▶ [Objective]
Show every line below where "standalone" can be found.

▶ [Record set]
· · · · · · ·

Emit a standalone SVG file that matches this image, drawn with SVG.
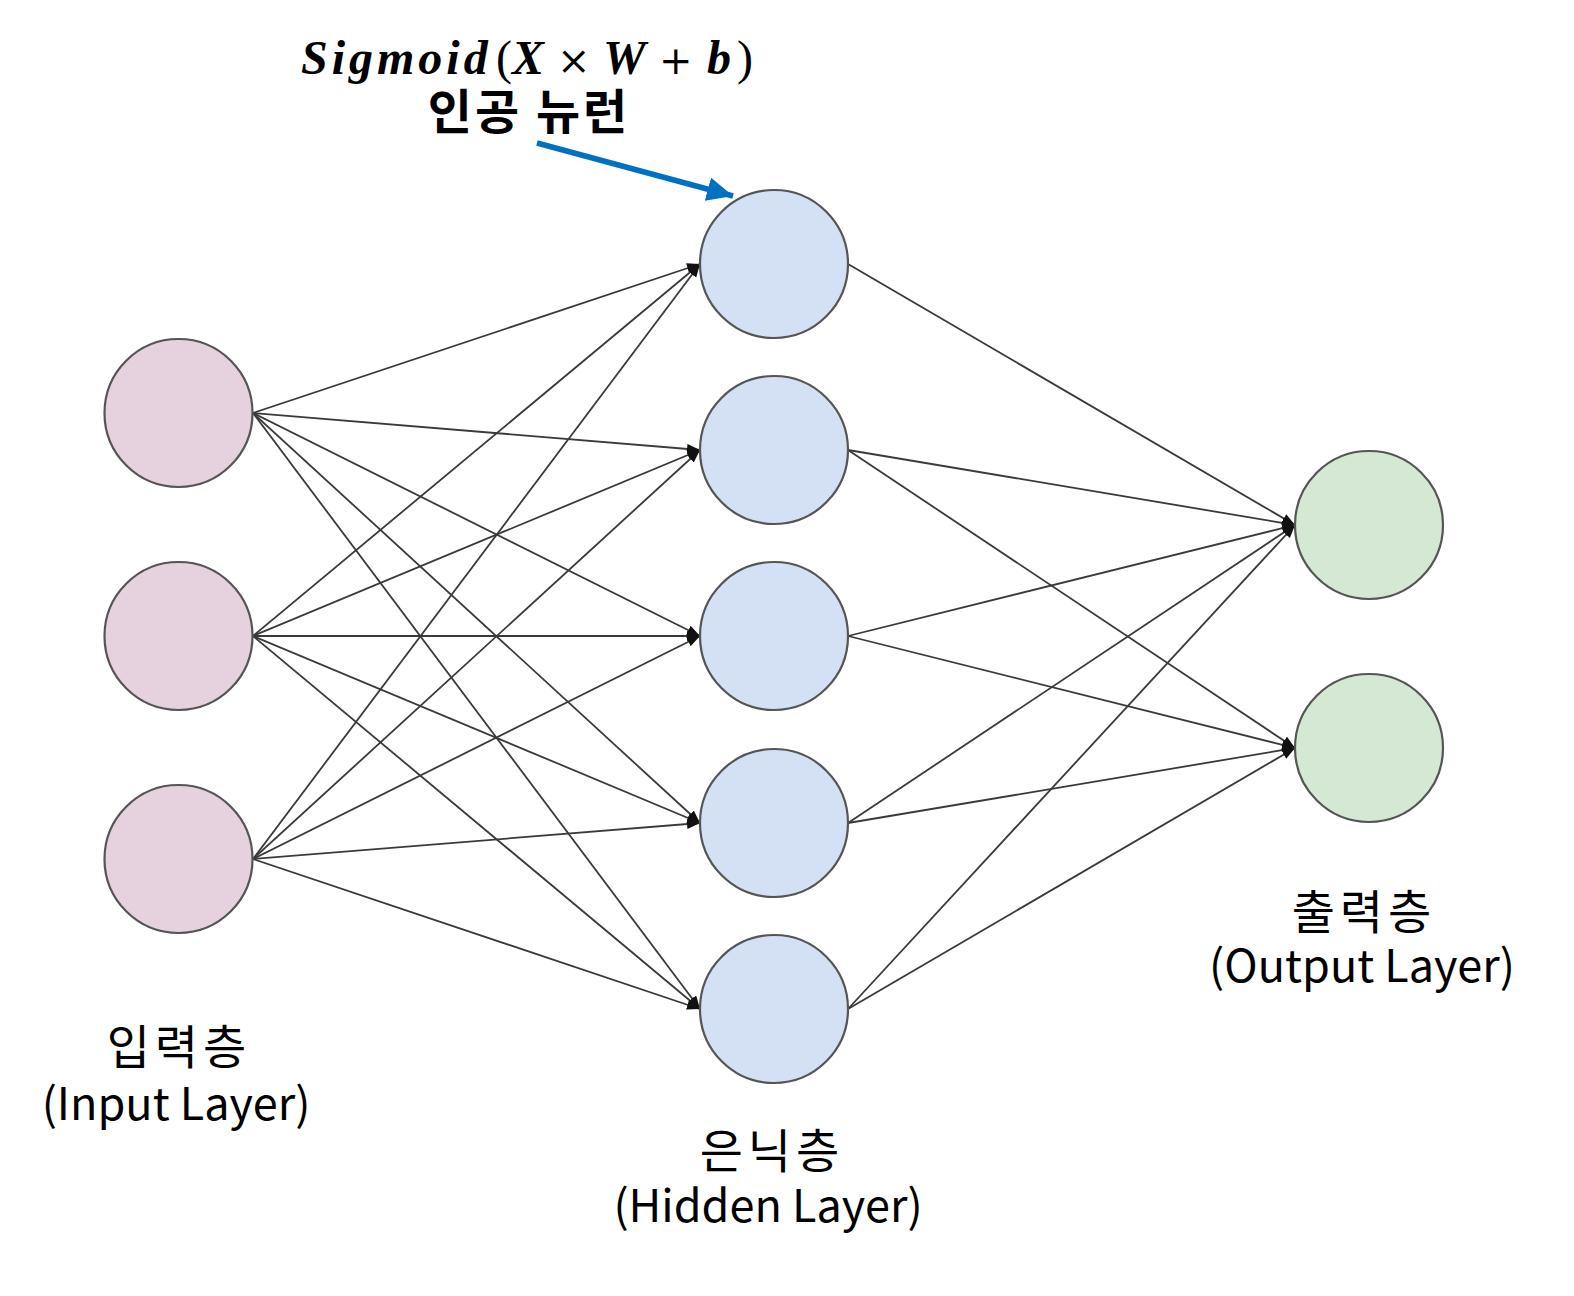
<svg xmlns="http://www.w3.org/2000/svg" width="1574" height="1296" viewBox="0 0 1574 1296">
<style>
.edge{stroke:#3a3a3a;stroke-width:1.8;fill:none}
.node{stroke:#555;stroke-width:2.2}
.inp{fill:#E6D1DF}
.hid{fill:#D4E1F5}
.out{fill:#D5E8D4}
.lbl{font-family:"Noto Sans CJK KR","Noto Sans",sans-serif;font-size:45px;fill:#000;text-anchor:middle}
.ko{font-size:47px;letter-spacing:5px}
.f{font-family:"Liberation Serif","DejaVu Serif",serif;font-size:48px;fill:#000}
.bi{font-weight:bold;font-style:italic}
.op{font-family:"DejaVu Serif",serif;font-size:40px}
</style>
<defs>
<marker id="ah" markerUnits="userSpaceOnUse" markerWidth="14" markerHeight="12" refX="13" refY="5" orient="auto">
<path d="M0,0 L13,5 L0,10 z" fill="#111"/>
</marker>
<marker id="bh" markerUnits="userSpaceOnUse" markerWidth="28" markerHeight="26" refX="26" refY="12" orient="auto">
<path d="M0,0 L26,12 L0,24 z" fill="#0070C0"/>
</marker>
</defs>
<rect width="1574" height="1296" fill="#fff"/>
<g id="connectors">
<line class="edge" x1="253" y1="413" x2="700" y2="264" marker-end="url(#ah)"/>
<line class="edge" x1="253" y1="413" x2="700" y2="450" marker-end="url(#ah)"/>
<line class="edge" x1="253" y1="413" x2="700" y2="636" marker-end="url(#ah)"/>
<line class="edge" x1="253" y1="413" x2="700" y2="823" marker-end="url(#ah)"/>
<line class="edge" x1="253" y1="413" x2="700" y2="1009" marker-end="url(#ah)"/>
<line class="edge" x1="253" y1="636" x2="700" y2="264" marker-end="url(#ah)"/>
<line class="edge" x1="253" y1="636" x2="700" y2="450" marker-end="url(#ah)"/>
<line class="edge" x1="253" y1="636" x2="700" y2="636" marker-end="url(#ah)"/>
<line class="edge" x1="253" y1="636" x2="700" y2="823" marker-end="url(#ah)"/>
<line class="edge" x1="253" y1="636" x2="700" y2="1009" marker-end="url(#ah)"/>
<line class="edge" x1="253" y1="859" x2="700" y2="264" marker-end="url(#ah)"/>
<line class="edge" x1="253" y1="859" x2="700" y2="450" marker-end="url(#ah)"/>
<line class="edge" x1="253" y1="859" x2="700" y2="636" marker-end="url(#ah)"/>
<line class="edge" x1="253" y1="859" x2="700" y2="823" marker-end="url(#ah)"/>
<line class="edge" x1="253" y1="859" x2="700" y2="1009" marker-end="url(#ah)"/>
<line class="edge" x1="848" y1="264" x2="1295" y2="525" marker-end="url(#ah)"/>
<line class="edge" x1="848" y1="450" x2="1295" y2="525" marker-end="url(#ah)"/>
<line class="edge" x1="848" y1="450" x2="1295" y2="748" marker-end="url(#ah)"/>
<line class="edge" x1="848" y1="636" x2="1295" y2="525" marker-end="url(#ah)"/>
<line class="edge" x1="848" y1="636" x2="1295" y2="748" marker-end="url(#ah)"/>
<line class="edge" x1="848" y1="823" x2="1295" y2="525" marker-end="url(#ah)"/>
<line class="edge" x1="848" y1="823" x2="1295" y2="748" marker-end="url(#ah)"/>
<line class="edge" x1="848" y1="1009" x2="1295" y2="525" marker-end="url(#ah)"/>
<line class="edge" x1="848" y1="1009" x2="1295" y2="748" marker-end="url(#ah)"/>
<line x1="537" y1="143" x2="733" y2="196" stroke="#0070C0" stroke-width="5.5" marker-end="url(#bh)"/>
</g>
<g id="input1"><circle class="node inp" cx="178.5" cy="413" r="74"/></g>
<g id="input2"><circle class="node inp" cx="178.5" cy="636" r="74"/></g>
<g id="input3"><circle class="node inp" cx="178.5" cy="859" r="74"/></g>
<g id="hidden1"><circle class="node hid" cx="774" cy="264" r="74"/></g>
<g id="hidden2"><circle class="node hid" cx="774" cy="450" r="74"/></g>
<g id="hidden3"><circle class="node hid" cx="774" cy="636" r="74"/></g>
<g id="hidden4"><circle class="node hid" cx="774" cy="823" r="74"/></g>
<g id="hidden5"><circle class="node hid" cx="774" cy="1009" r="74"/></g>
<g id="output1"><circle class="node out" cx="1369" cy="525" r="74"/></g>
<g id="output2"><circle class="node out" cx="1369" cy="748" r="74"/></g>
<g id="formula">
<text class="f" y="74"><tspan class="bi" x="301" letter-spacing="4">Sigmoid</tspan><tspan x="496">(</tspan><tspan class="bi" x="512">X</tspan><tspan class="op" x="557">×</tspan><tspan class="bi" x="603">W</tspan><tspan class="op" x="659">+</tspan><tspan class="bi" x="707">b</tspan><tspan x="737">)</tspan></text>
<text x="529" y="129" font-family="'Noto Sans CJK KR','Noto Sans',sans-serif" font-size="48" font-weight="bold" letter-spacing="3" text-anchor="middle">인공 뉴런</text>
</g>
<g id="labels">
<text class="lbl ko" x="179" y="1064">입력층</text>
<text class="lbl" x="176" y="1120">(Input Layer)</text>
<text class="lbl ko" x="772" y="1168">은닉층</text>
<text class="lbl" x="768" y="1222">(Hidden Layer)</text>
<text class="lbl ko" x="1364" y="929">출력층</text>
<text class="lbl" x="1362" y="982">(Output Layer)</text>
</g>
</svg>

· · · · · · ·

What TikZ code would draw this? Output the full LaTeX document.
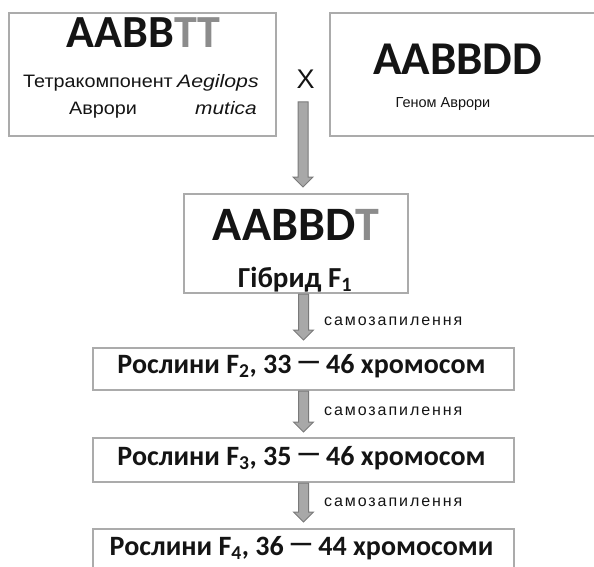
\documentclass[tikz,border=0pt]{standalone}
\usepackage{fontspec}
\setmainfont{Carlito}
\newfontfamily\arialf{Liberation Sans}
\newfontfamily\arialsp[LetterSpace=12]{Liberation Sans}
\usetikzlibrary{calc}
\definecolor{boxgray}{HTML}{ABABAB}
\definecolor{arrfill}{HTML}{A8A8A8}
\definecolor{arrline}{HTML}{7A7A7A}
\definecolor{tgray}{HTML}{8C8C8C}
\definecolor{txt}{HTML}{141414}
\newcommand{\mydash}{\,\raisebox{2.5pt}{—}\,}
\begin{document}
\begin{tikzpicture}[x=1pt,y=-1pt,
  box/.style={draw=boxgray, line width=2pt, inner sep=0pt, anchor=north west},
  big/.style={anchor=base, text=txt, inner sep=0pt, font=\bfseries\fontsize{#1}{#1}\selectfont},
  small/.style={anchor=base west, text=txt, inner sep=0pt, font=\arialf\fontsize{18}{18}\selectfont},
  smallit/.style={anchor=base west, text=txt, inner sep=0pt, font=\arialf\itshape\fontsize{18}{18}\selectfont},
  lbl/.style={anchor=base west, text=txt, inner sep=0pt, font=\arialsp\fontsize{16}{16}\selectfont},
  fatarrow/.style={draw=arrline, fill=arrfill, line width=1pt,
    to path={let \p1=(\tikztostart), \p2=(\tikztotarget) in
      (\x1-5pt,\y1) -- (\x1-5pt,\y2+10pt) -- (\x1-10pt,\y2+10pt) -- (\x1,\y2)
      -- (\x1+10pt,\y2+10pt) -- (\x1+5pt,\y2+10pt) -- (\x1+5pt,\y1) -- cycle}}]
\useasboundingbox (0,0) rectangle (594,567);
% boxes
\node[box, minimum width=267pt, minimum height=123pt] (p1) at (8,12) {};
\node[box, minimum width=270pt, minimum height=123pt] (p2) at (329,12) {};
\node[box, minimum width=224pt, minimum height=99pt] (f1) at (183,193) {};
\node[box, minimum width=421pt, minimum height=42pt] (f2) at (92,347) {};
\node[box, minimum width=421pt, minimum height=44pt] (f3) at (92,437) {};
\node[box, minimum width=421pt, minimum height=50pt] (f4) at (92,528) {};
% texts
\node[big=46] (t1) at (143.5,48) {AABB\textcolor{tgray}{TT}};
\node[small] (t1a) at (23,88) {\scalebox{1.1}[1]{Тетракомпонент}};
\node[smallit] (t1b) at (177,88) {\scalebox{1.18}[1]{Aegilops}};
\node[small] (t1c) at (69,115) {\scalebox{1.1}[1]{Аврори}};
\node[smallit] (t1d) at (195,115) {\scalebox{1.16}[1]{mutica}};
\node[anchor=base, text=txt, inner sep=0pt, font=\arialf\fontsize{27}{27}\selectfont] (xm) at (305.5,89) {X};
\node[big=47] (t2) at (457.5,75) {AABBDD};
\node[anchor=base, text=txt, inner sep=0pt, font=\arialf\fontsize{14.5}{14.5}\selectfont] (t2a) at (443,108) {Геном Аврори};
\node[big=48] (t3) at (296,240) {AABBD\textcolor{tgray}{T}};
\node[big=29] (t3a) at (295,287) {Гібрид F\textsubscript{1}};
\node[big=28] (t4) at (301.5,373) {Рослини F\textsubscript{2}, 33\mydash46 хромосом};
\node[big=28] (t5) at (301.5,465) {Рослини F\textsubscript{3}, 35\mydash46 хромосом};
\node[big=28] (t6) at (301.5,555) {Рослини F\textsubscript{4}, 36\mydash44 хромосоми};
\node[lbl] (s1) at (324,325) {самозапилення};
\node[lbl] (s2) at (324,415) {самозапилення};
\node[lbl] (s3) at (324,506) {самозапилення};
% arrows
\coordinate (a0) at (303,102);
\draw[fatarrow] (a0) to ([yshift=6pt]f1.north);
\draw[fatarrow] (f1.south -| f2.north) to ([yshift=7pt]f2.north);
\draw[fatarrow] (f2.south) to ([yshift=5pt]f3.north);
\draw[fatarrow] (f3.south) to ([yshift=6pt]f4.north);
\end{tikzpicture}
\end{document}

· · · · · · ·

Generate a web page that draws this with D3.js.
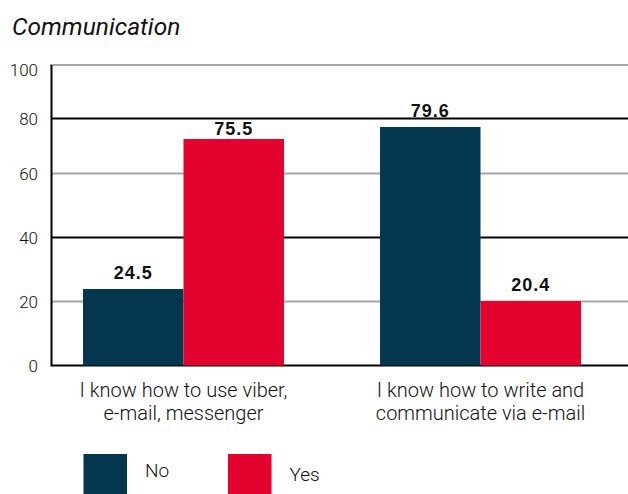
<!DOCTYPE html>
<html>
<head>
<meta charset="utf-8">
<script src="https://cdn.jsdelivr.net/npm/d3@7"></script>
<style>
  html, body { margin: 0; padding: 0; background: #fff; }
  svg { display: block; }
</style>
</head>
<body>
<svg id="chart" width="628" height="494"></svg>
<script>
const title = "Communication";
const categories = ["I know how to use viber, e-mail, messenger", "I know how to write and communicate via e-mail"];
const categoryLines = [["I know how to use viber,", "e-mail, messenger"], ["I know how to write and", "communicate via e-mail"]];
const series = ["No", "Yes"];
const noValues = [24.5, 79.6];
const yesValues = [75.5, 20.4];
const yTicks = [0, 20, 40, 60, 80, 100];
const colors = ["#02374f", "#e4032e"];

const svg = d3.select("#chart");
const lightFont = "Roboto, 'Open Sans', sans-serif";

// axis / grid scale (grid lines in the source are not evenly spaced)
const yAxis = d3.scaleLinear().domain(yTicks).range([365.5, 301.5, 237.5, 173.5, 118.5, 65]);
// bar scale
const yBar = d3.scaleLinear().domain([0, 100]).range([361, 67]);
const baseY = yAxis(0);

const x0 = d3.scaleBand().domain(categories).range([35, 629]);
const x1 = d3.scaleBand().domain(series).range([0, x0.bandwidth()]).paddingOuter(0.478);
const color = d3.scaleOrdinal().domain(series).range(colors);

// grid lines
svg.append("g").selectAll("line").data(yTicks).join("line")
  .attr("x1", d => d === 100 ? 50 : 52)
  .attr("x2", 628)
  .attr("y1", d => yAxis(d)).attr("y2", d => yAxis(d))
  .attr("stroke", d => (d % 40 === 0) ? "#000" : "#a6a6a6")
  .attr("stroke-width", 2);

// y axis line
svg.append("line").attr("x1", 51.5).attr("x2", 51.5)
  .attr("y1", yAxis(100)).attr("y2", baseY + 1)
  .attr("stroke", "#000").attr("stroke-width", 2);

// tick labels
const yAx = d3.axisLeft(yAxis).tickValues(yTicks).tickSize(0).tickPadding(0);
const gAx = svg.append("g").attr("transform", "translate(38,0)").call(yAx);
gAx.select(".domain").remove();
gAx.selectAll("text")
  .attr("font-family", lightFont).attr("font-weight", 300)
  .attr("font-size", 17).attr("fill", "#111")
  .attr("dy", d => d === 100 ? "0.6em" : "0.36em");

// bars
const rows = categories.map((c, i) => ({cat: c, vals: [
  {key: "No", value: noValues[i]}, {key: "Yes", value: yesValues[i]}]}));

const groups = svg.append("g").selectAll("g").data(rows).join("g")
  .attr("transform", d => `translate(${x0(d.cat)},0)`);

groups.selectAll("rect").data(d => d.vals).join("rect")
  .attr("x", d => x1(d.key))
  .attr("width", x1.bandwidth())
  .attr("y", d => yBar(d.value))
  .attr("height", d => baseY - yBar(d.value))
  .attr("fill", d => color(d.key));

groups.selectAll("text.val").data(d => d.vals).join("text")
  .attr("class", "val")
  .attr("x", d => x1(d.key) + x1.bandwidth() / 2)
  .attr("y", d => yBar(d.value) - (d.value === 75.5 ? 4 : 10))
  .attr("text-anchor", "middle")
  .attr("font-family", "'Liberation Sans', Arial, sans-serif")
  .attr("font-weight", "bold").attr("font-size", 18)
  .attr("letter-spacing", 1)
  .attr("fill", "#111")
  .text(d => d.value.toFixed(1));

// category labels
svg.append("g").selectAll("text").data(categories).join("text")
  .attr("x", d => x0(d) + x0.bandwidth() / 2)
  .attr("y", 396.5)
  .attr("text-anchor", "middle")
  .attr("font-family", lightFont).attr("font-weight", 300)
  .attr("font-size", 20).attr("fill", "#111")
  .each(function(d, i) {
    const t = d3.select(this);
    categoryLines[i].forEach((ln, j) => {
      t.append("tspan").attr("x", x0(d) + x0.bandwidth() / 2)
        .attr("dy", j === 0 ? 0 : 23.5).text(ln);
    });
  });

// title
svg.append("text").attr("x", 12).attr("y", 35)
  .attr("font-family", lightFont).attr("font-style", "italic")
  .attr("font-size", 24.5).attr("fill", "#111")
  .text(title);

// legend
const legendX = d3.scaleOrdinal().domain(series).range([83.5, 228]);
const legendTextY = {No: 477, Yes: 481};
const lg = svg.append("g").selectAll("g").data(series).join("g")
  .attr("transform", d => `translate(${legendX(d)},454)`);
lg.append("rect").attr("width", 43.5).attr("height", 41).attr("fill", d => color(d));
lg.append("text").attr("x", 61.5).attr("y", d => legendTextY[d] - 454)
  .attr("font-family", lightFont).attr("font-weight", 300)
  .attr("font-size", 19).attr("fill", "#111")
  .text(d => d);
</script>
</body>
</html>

· · · · · · ·

▶ [Result]
Emit a standalone SVG file that matches this image, drawn with SVG.
\documentclass[tikz,border=0pt]{standalone}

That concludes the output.